▶ [Instructions to follow] Beneath this line sits some data. Return only its lines from the one holding "Write a LaTeX" through the one holding "(1732,6) -- (1732,640);", inclusive, exactly, with the images removed.

— Start of Provided material —

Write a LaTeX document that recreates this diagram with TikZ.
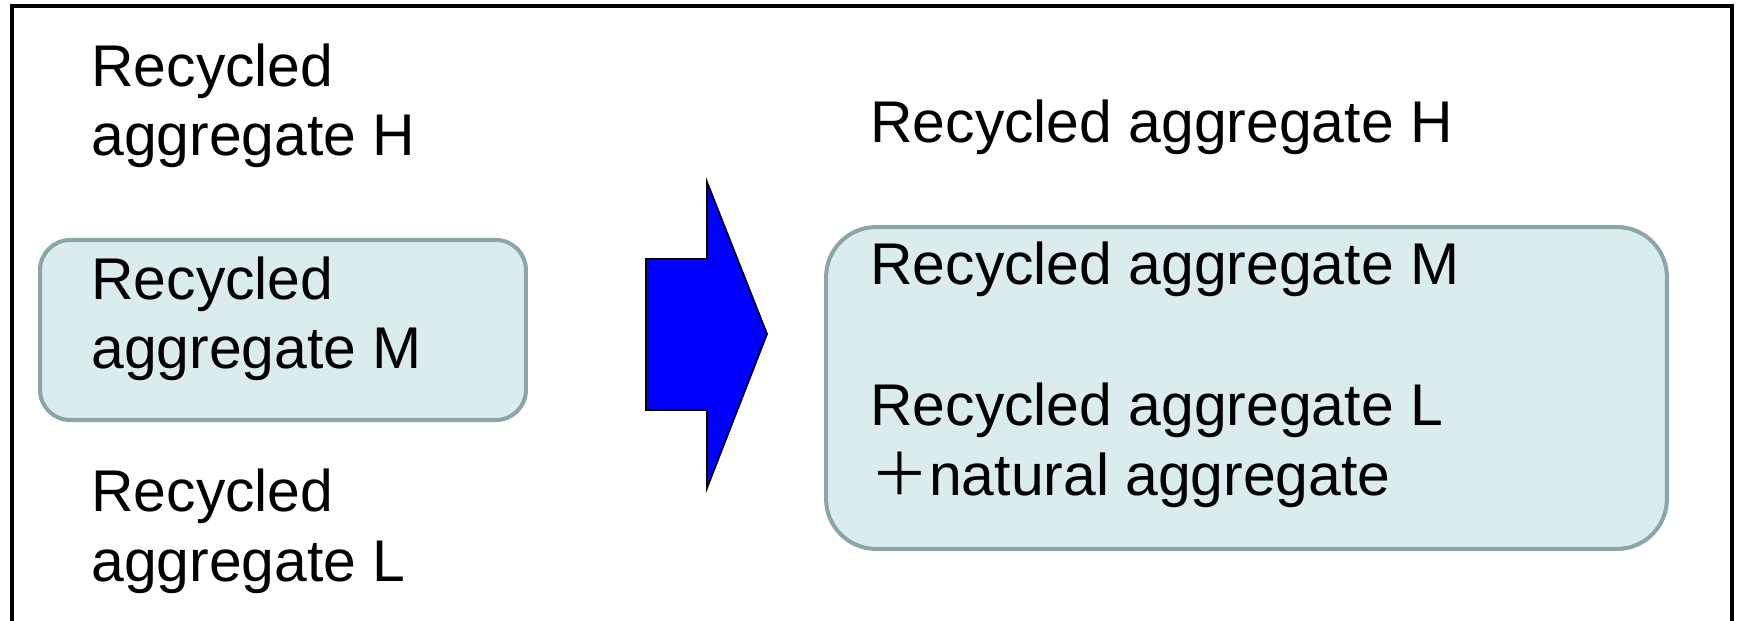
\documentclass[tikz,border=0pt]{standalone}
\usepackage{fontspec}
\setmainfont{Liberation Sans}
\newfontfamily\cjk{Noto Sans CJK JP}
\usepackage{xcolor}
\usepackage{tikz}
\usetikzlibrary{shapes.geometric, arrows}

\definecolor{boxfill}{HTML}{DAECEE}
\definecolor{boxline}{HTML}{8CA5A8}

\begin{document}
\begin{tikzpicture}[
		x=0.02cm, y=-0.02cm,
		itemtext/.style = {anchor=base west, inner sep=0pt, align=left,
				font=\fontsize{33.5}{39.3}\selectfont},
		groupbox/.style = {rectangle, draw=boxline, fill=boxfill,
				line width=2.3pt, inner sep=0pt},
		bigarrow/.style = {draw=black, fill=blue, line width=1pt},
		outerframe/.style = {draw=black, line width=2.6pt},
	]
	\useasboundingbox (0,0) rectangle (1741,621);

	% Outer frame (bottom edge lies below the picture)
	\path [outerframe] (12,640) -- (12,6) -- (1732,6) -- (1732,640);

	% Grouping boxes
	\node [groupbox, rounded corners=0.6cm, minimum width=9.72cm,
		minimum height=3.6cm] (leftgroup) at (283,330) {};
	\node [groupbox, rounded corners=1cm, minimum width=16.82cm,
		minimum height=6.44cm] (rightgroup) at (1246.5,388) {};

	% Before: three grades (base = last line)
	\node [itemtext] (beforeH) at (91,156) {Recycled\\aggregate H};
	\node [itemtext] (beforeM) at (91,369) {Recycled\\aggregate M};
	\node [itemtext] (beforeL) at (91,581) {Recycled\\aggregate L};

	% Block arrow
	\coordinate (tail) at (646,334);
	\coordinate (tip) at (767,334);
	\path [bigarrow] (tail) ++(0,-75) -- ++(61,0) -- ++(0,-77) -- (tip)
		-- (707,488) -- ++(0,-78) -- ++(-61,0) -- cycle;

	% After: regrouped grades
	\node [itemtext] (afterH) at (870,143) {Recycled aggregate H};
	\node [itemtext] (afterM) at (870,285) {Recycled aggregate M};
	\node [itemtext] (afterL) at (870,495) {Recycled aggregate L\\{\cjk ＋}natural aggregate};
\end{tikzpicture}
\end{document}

— End of Provided material —
— Start of Provided material —

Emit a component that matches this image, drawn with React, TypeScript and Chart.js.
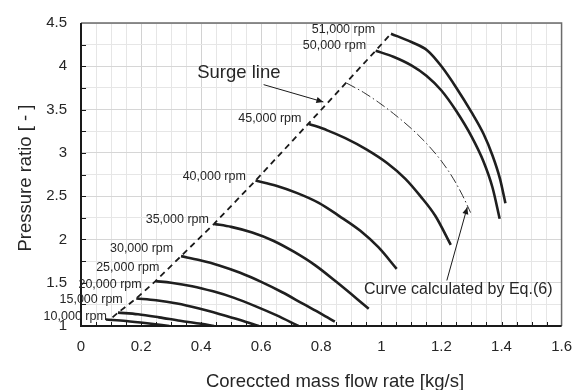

— End of Provided material —

▶ [Final result]
Write a LaTeX document that recreates this diagram with TikZ.
\documentclass[tikz,border=0pt]{standalone}
\usepackage{fontspec}
\setmainfont{Liberation Sans}
\newfontfamily\cjk{Noto Sans CJK JP}
\usepackage{xcolor}
\usepackage{tikz}
\usetikzlibrary{shapes.geometric, arrows}

\definecolor{boxfill}{HTML}{DAECEE}
\definecolor{boxline}{HTML}{8CA5A8}

\begin{document}
\begin{tikzpicture}[
		x=0.02cm, y=-0.02cm,
		itemtext/.style = {anchor=base west, inner sep=0pt, align=left,
				font=\fontsize{33.5}{39.3}\selectfont},
		groupbox/.style = {rectangle, draw=boxline, fill=boxfill,
				line width=2.3pt, inner sep=0pt},
		bigarrow/.style = {draw=black, fill=blue, line width=1pt},
		outerframe/.style = {draw=black, line width=2.6pt},
	]
	\useasboundingbox (0,0) rectangle (1741,621);

	% Outer frame (bottom edge lies below the picture)
	\path [outerframe] (12,640) -- (12,6) -- (1732,6) -- (1732,640);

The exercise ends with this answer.